Unfortunately for the powerful, the plight of the biblical Job is a story with perennial resonance. A man seemingly rich in the gifts life has to offer, happy and blessed, finds himself — unjustly, from his perspective — bereft. Protected and apparently invincible one day, he is buffeted as God turns his back on his former beloved, producing rage, confusion and self-pity. In the history of the American presidency, reversal happens time and time again: Lyndon Johnson declining to run four years after his landslide victory in 1964, George H. W. Bush losing re-election after winning the Persian Gulf war of 1991, Bill Clinton in the 1994 midterms, and now Barack Obama.

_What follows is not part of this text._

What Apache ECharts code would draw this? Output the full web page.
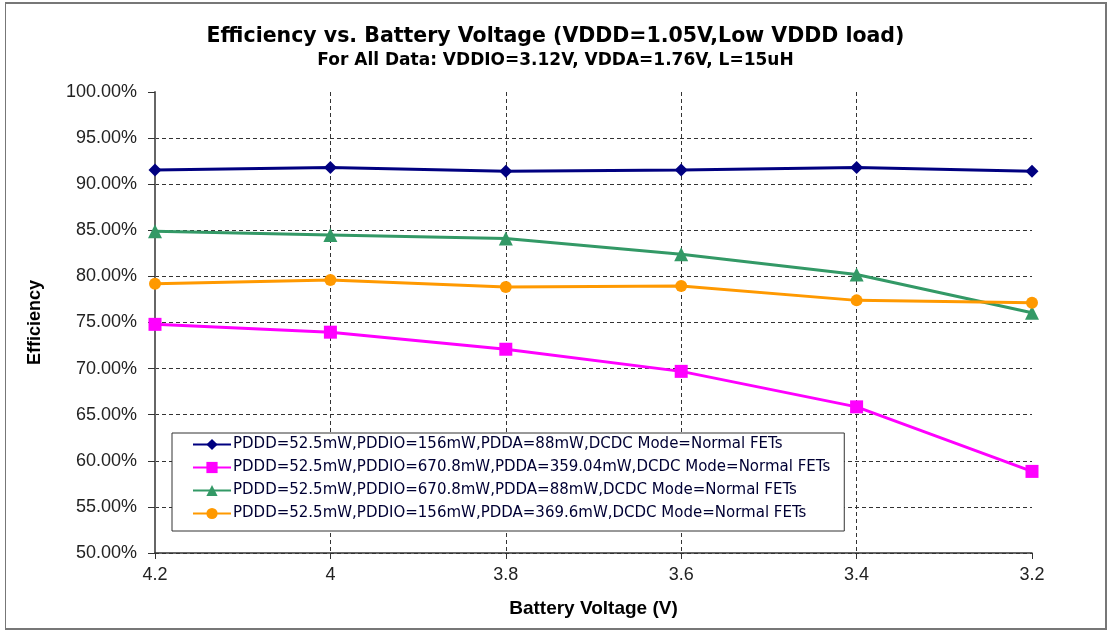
<!DOCTYPE html>
<html>
<head>
<meta charset="utf-8">
<script src="https://cdn.jsdelivr.net/npm/echarts@6/dist/echarts.min.js"></script>
<style>
html,body{margin:0;padding:0;background:#fff;}
#frame{position:absolute;left:5px;top:2px;width:1102px;height:628px;border:2px solid #777;border-left:1px solid #777;box-sizing:border-box;}
#c{position:absolute;left:0;top:0;width:1111px;height:634px;}
</style>
</head>
<body>
<div id="frame"></div>
<div id="c"></div>
<script>
const voltages = [4.2, 4.0, 3.8, 3.6, 3.4, 3.2];
const seriesNames = [
  'PDDD=52.5mW,PDDIO=156mW,PDDA=88mW,DCDC Mode=Normal FETs',
  'PDDD=52.5mW,PDDIO=670.8mW,PDDA=359.04mW,DCDC Mode=Normal FETs',
  'PDDD=52.5mW,PDDIO=670.8mW,PDDA=88mW,DCDC Mode=Normal FETs',
  'PDDD=52.5mW,PDDIO=156mW,PDDA=369.6mW,DCDC Mode=Normal FETs'
];
const effBlue = [91.55, 91.8, 91.4, 91.55, 91.8, 91.4];
const effMagenta = [74.8, 73.95, 72.1, 69.7, 65.85, 58.85];
const effGreen = [84.9, 84.5, 84.1, 82.4, 80.2, 76.05];
const effOrange = [79.2, 79.6, 78.85, 78.95, 77.4, 77.15];
const xTickLabels = {'4.2':'4.2','4':'4','3.8':'3.8','3.6':'3.6','3.4':'3.4','3.2':'3.2'};

const pair = arr => voltages.map((v, i) => [v, arr[i]]);
const chart = echarts.init(document.getElementById('c'));
const font = 'Liberation Sans, Arial, sans-serif';
const wide = 'DejaVu Sans, sans-serif';
function mk(name, data, color, symbol, size) {
  return {
    name, type: 'line', data: pair(data), symbol, symbolSize: size,
    lineStyle: {color, width: 3}, itemStyle: {color}, animation: false
  };
}
chart.setOption({
  animation: false,
  title: [
    {text: 'Efficiency vs. Battery Voltage (VDDD=1.05V,Low VDDD load)', left: 'center', top: 21,
     textStyle: {fontFamily: wide, fontSize: 20.5, fontWeight: 'bold', color: '#000'}},
    {text: 'For All Data: VDDIO=3.12V, VDDA=1.76V, L=15uH', left: 'center', top: 47,
     textStyle: {fontFamily: wide, fontSize: 17, fontWeight: 'bold', color: '#000'}}
  ],
  grid: {left: 155, right: 79, top: 92, bottom: 81},
  legend: {
    orient: 'vertical', left: 172, top: 433,
    backgroundColor: '#fff', borderColor: '#333', borderWidth: 1,
    padding: [4, 14, 10, 20], itemGap: 8, itemWidth: 38, itemHeight: 14,
    textStyle: {fontFamily: wide, fontSize: 15, color: '#000033', padding: [0, 0, 0, -3]},
    data: seriesNames
  },
  xAxis: {
    type: 'value', inverse: true, min: 3.2, max: 4.2, interval: 0.2,
    name: 'Battery Voltage (V)', nameLocation: 'middle', nameGap: 46,
    nameTextStyle: {fontFamily: font, fontSize: 19, fontWeight: 'bold', color: '#000'},
    axisLine: {lineStyle: {color: '#333', width: 1.5}},
    axisTick: {show: true, length: 6, lineStyle: {color: '#333'}},
    axisLabel: {fontFamily: font, fontSize: 18, color: '#222', margin: 13,
      formatter: v => xTickLabels[String(Math.round(v * 10) / 10)] || ''},
    splitLine: {show: true, showMinLine: false, lineStyle: {color: '#333', type: [4, 3], width: 1}}
  },
  yAxis: {
    type: 'value', min: 50, max: 100, interval: 5,
    name: 'Efficiency', nameLocation: 'middle', nameGap: 111, nameRotate: 90,
    nameTextStyle: {fontFamily: font, fontSize: 18, fontWeight: 'bold', color: '#000'},
    axisLine: {show: true, lineStyle: {color: '#666', width: 2}},
    axisTick: {show: true, length: 7, lineStyle: {color: '#333'}},
    axisLabel: {fontFamily: font, fontSize: 18, color: '#222', margin: 18,
      formatter: v => v.toFixed(2) + '%'},
    splitLine: {show: true, showMaxLine: false, lineStyle: {color: '#333', type: [4, 3], width: 1}}
  },
  series: [
    mk(seriesNames[0], effBlue, '#000080', 'diamond', 13),
    mk(seriesNames[1], effMagenta, '#ff00ff', 'rect', 13),
    mk(seriesNames[2], effGreen, '#339966', 'triangle', 14),
    mk(seriesNames[3], effOrange, '#ff9900', 'circle', 12)
  ]
});
</script>
</body>
</html>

If you want to say that Obama is suffering innocently, in ways that might make one wonder if there is a God or if he's paying attention, say so! If not, then don't trivialize with "unjustly, from his perspective," let alone framing it as a warning to all who enjoy power, whether justly or not. Our own perspective may be all we have, but Job offers more than Job's perspective on the matter. God isn't just unpredictable in an amoral grandeur, allowing the just to suffer with the unjust (Job's accusation at 7:22). In some way, justice is factored into God's grandeur, though not in ways we can fathom (Job's conclusion in 42). Job insists that justice be part of our thinking about power and prosperity, not that it is - however regrettably - irrelevant to it. But not if the theophany is explained:
This is how Dick Cheney's vision of unfettered executive power might sound if rendered in ancient Hebrew verse: The Unilateralist in the Whirlwind.

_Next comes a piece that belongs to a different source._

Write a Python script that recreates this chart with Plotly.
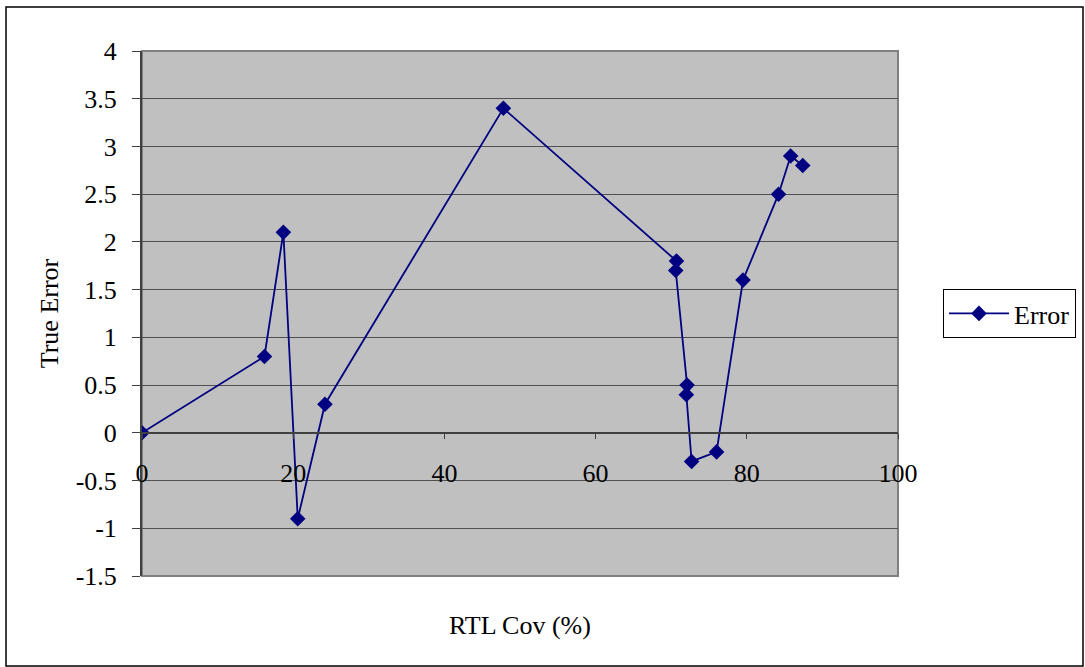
import plotly.graph_objects as go

# RTL coverage (%) and the true error measured at each step
rtl_cov = [0, 16.2, 18.7, 20.6, 24.2, 47.8, 70.7, 70.6, 72.1, 72.0, 72.7, 76.0, 79.5, 84.2, 85.8, 87.4]
true_error = [0, 0.8, 2.1, -0.9, 0.3, 3.4, 1.8, 1.7, 0.5, 0.4, -0.3, -0.2, 1.6, 2.5, 2.9, 2.8]

x_ticks = [0, 20, 40, 60, 80, 100]
y_ticks = [-1.5, -1, -0.5, 0, 0.5, 1, 1.5, 2, 2.5, 3, 3.5, 4]

W, H = 1085, 667
ML, MR, MT, MB = 142, 187, 51, 91
y_min, y_max = -1.5, 4
FONT = "Liberation Serif"
FS = 26
NAVY = "#000080"

fig = go.Figure()
fig.add_trace(go.Scatter(
    x=rtl_cov, y=true_error, mode="lines+markers", name="Error",
    line=dict(color=NAVY, width=1.8),
    marker=dict(symbol="diamond", size=12, color=NAVY),
))

# x axis crosses the value axis at zero
zero_pos = (0 - y_min) / (y_max - y_min)

fig.update_layout(
    width=W, height=H,
    margin=dict(l=ML, r=MR, t=MT, b=MB, autoexpand=False),
    paper_bgcolor="white",
    plot_bgcolor="#C0C0C0",
    font=dict(family=FONT, size=FS, color="black"),
    showlegend=True,
    legend=dict(
        x=1.0 + (943 - (W - MR)) / (W - ML - MR), xanchor="left",
        y=1.0 - (289 - MT) / (H - MT - MB), yanchor="top",
        bgcolor="white", bordercolor="black", borderwidth=1,
        font=dict(family=FONT, size=FS),
        itemwidth=60,
    ),
    xaxis=dict(
        range=[0, 100], tickvals=x_ticks, ticktext=[str(v) for v in x_ticks],
        showgrid=False, zeroline=False,
        anchor="free", position=zero_pos,
        showline=True, linecolor="#404040", linewidth=2,
        ticks="outside", ticklen=5, tickcolor="#404040", tickwidth=1,
        ticklabelstandoff=12,
    ),
    yaxis=dict(
        range=[y_min, y_max], tickvals=y_ticks,
        ticktext=[("%g" % v) for v in y_ticks],
        showgrid=True, gridcolor="#505050", gridwidth=1,
        zeroline=False,
        showline=True, linecolor="#404040", linewidth=2,
        ticks="outside", ticklen=8, tickcolor="#404040", tickwidth=1,
        ticklabelstandoff=10,
        title=dict(text="True Error", font=dict(family=FONT, size=FS), standoff=10),
    ),
)

pw = W - ML - MR
ph = H - MT - MB

def px_x(p):
    return (p - ML) / pw

def px_y(p):
    return 1 - (p - MT) / ph

# plot area frame (gray)
fig.add_shape(type="rect", xref="paper", yref="paper",
              x0=0, x1=1, y0=0, y1=1,
              line=dict(color="#808080", width=2), layer="below")

# outer chart border
fig.add_shape(type="rect", xref="paper", yref="paper",
              x0=px_x(6), x1=px_x(1083), y0=px_y(666), y1=px_y(7),
              line=dict(color="black", width=1.5))

fig.add_annotation(text="RTL Cov (%)", xref="paper", yref="paper",
                   x=0.5, y=px_y(625), xanchor="center", yanchor="middle",
                   showarrow=False, font=dict(family=FONT, size=FS))

fig.write_html("out.html")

Meacham essentially reads Job as consonant with Ecclesiastes. I suppose this is something which a publication of the three translations as a single book might lead one to do. Job is Part I, raising questions but providing no satisfying answers. Proverbs, Part II, well - the less said of it the better (Meacham doesn't mention it.) And then, providing what closure is available, is the cynicism of Part III, Qohelet, and the somewhat ressentiment-driven hope which arises from it:
The Wisdom books force readers to face uncomfortable truths. ... The texts make for illuminating reading in a season of widespread economic pain and political upheaval. They should assuage the gloom of the defeated and temper the joy of the victors. ... ... And yet, and yet. All is not lost, which should give the president some hope amid the shadows, and should keep the Republicans from thinking that their own course will now be unimpeded. “And I saw that wisdom surpasses folly as light surpasses darkness,” says Ecclesiastes. “The wise man has eyes in his head, and the fool goes in darkness.” The world will never bend itself totally to our purposes, but Job’s example offers us some hope: endure in tribulation, and perhaps all may be well.
I doubt it was Alter's intention to allow Ecclesiastes to gloss Job.